Auch Kunst-Performances können durchaus unter den Bedingungen von Corona-Schutzmaßnahmen gemacht werden. Selbst ein einzelner Künstler kann eine solche Performance jederzeit im öffentlichen Raum „zelebrieren“; und als Gruppe ließen sich gewiss unzählige Beispiele aufzeigen, die sogar bei strengsten Abstands-Regeln möglich wären – soviel zu der Frage der Praktikabilität.

Beuys` Soziale Plastik
könnte Vorbild sein

Und die Frage der Sinnhaftigkeit? Diese lässt sich auch gerade aus heutiger Perspektive sehr positiv beantworten. Kunst – und nutzen wir hier doch lieber einen etwas unscharfen und somit sehr breiten Begriff – kann durchaus auch eine sein, die auf aktuelle gesellschaftliche Phänomene direkt und unmittelbar reagiert. Nicht nur, aber auch der große Sohn der Stadt, Joseph Beuys, hat gerade mit seinen Ideen von Kunst genau eine solche Art des Hinaus- und zeitgleich Hineintretens in die Welt vorangetrieben. Ist er auch nicht der Erfinder, aber sicherlich einer der markantesten Fahnenträger der Performance, ja der sogenannten Sozialen Plastik – also dieser Interaktion zwischen Künstler und Öffentlichkeit unter bestimmten den Künstler und die Öffentlichkeit gerade sehr beschäftigenden Vorzeichen.

Die Ursache, wieso ein Künstler in der Öffentlichkeit eine Performance macht, kann sehr vielfältig sein, so wie die Ursache von Kunst sehr vielfältig ist. Was aber ein Grundzug von derartigen Performances oder Aktionen ist, ist, dass sie einen „Impuls“ in die Öffentlichkeit setzten. Meist dadurch, dass sie ästhetisch, künstlerisch oft auch diskursiv oder dialektisch auf etwas, „was in der Luft liegt“, reagieren.

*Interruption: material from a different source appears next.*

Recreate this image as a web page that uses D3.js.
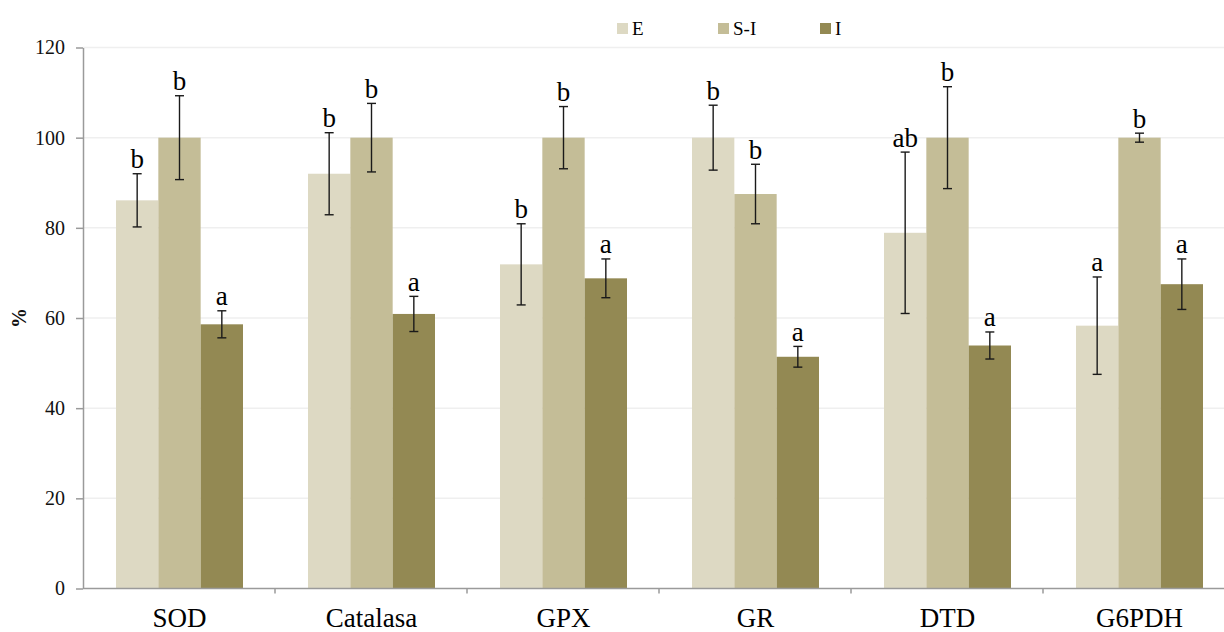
<!DOCTYPE html>
<html>
<head>
<meta charset="utf-8">
<script src="https://cdn.jsdelivr.net/npm/d3@7"></script>
<style>
  html, body { margin: 0; padding: 0; background: #fff; }
  svg { display: block; }
  svg text { font-family: "Liberation Serif", "Times New Roman", Times, serif; }
</style>
</head>
<body>
<svg id="chart" width="1224" height="632"></svg>
<script>
const categories = ["SOD", "Catalasa", "GPX", "GR", "DTD", "G6PDH"];
const seriesNames = ["E", "S-I", "I"];
const valuesE  = [86.1, 92.0, 71.9, 100, 78.9, 58.3];
const valuesSI = [100, 100, 100, 87.5, 100, 100];
const valuesI  = [58.6, 60.9, 68.8, 51.4, 53.9, 67.5];
const errE  = [5.9, 9.1, 9.0, 7.2, 17.9, 10.8];
const errSI = [9.3, 7.6, 6.9, 6.6, 11.3, 1.0];
const errI  = [3.0, 3.9, 4.3, 2.3, 3.0, 5.6];
const lettersE  = ["b", "b", "b", "b", "ab", "a"];
const lettersSI = ["b", "b", "b", "b", "b", "b"];
const lettersI  = ["a", "a", "a", "a", "a", "a"];
const yTicks = [0, 20, 40, 60, 80, 100, 120];
const colors = ["#DDD9C3", "#C4BD97", "#938953"];

const seriesValues = [valuesE, valuesSI, valuesI];
const seriesErr = [errE, errSI, errI];
const seriesLetters = [lettersE, lettersSI, lettersI];

const svg = d3.select("#chart");
const mLeft = 83, mTop = 47.5, mBottom = 588.5;
const bandW = 192;

const x0 = d3.scaleBand().domain(categories).range([mLeft, mLeft + bandW * categories.length]).padding(0);
const x1 = d3.scaleBand().domain(seriesNames).range([33, 160]).padding(0);
const y = d3.scaleLinear().domain([0, 120]).range([mBottom, mTop]);

// gridlines
svg.append("g").selectAll("line").data(yTicks.filter(d => d > 0)).join("line")
  .attr("x1", mLeft).attr("x2", 1224)
  .attr("y1", d => y(d)).attr("y2", d => y(d))
  .attr("stroke", "#efefef").attr("stroke-width", 1.5);

// bars
const data = [];
categories.forEach((c, i) => {
  seriesNames.forEach((s, j) => {
    data.push({cat: c, s: s, j: j, v: seriesValues[j][i], e: seriesErr[j][i], l: seriesLetters[j][i]});
  });
});

svg.append("g").selectAll("rect").data(data).join("rect")
  .attr("x", d => x0(d.cat) + x1(d.s))
  .attr("width", x1.bandwidth())
  .attr("y", d => y(d.v))
  .attr("height", d => y(0) - y(d.v))
  .attr("fill", d => colors[d.j]);

// error bars
const eg = svg.append("g").attr("stroke", "#1a1a1a").attr("stroke-width", 1.4);
data.forEach(d => {
  const cx = x0(d.cat) + x1(d.s) + x1.bandwidth() / 2;
  const yt = y(d.v + d.e), yb = y(d.v - d.e);
  eg.append("line").attr("x1", cx).attr("x2", cx).attr("y1", yt).attr("y2", yb);
  eg.append("line").attr("x1", cx - 4.5).attr("x2", cx + 4.5).attr("y1", yt).attr("y2", yt);
  eg.append("line").attr("x1", cx - 4.5).attr("x2", cx + 4.5).attr("y1", yb).attr("y2", yb);
});

// significance letters
svg.append("g").selectAll("text").data(data).join("text")
  .attr("x", d => x0(d.cat) + x1(d.s) + x1.bandwidth() / 2)
  .attr("y", d => y(d.v + d.e) - 5.5)
  .attr("text-anchor", "middle")
  .attr("font-size", 27)
  .attr("fill", "#000")
  .text(d => d.l);

// y axis
const yAxis = svg.append("g").attr("transform", `translate(${mLeft},0)`)
  .call(d3.axisLeft(y).tickValues(yTicks).tickSize(7).tickPadding(11).tickSizeOuter(0));
yAxis.attr("font-family", null);
yAxis.select(".domain").attr("stroke", "#9a9a9a").attr("stroke-width", 1.5);
yAxis.selectAll(".tick line").attr("stroke", "#9a9a9a").attr("stroke-width", 1.5);
yAxis.selectAll(".tick text")
  .attr("font-size", 20).attr("fill", "#111");

// x axis
const xAxis = svg.append("g").attr("transform", `translate(0,${mBottom})`);
xAxis.append("line").attr("x1", mLeft).attr("x2", 1224).attr("y1", 0).attr("y2", 0)
  .attr("stroke", "#9a9a9a").attr("stroke-width", 1.5);
xAxis.selectAll("line.tk").data(categories.slice(1)).join("line").attr("class", "tk")
  .attr("x1", d => x0(d)).attr("x2", d => x0(d)).attr("y1", 0).attr("y2", 5)
  .attr("stroke", "#9a9a9a").attr("stroke-width", 1.5);
xAxis.selectAll("text").data(categories).join("text")
  .attr("x", d => x0(d) + 96.5)
  .attr("y", 38.5)
  .attr("text-anchor", "middle")
  .attr("font-size", 27).attr("fill", "#000")
  .text(d => d);

// y axis title
svg.append("text")
  .attr("transform", "translate(26,318) rotate(-90)")
  .attr("text-anchor", "middle")
  .attr("font-weight", "bold")
  .attr("font-size", 20).attr("fill", "#111")
  .text("%");

// legend
const legX = [617, 718, 820];
const leg = svg.append("g");
seriesNames.forEach((s, j) => {
  leg.append("rect").attr("x", legX[j]).attr("y", 23).attr("width", 11).attr("height", 11).attr("fill", colors[j]);
  leg.append("text").attr("x", legX[j] + 15).attr("y", 34.5)
    .attr("font-size", 19).attr("fill", "#000").text(s);
});
</script>
</body>
</html>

Gerade jetzt liegt viel in der Luft. Viel, was Menschen sehr beschäftigt, existenziell. Teilweise alles andere als „ästhetisierbar“ sondern schlicht und ergreifend das Leben bedrohend. Das ist klar. Aber gerade in solchen sehr schweren und problematischen Zeiten mag ein Hinaustreten der Kunst in die Öffentlichkeit wie eine Erlösung sein. Sowohl für die Künstler als auch für die Menschen, die „Publikum“ sind. So sehr um die finanziellen Nöte der Kulturschaffenden geht es hier nicht einmal; diese müssen indes an anderer Stelle ein zentrales Thema sein, so oder so. Denn mit einer Performance lässt sich auf Anhieb vielleicht nicht ganz so viel Geld verdienen. Aber auch hier gibt es gewiss kreative Lösungen, die durchaus nicht neu sind. Die Performance kann dokumentiert und somit verdinglicht werden.

Sind Ausstellungen und ähnliche Werkschauen zwar wieder unter besonderen Auflagen möglich, so herrscht gefühlt gerade bei den performativen Künsten zurzeit immer noch eine mehr oder minder große Starre – Ausnahmen bestätigen natürlich die Regel. Apropos Regel, genau diese Regeln, die den performativen Künsten zurzeit noch vorgeschrieben werden, sind eine der tragenden Ursachen für die Schockstarre. Womit wir die Regeln an sich hier gar nicht bewerten wollen. Aber gerade Interaktionen im öffentlichen Raum sind trotz dieser Regeln durchaus auch für performative Künste möglich.

Eine Frage aber ist; ist es überhaupt derzeit schon möglich künstlerisch zu reagieren? Auf die derzeitige Lebenswirklichkeit. Sind wir nicht noch zu nah – quasi mittendrin? Bedarf es nicht vielleicht einer längeren Reflexionsphase, mögen manche einwenden. Es müsse reifen, sagen eventuell einzelne Künstler.

Aber ist das so? Auf der anderen Seite kann man die Gegenthese formulieren und konstatieren, dass ein impulsives direktes Reagieren, aus dem Moment heraus, eine herausragende Kraft und Energie haben kann, die es bei einem reflektierterem Impuls nicht mehr geben würde.

Ohnehin gehört zur Kunst, dass sie uns immer wieder aufs Neue herausfordert und dass nicht berechenbar ist. Wie etwa die Performances von Hartmanmueller, von derer eine wir als Illustration dieses Artikels ausgesucht haben. Lassen wir uns überraschen – und hoffen, dass gerade jetzt künstlerische Dinge passieren können, die sonst vielleicht unter anderen Umständen nicht hätten geschehen können.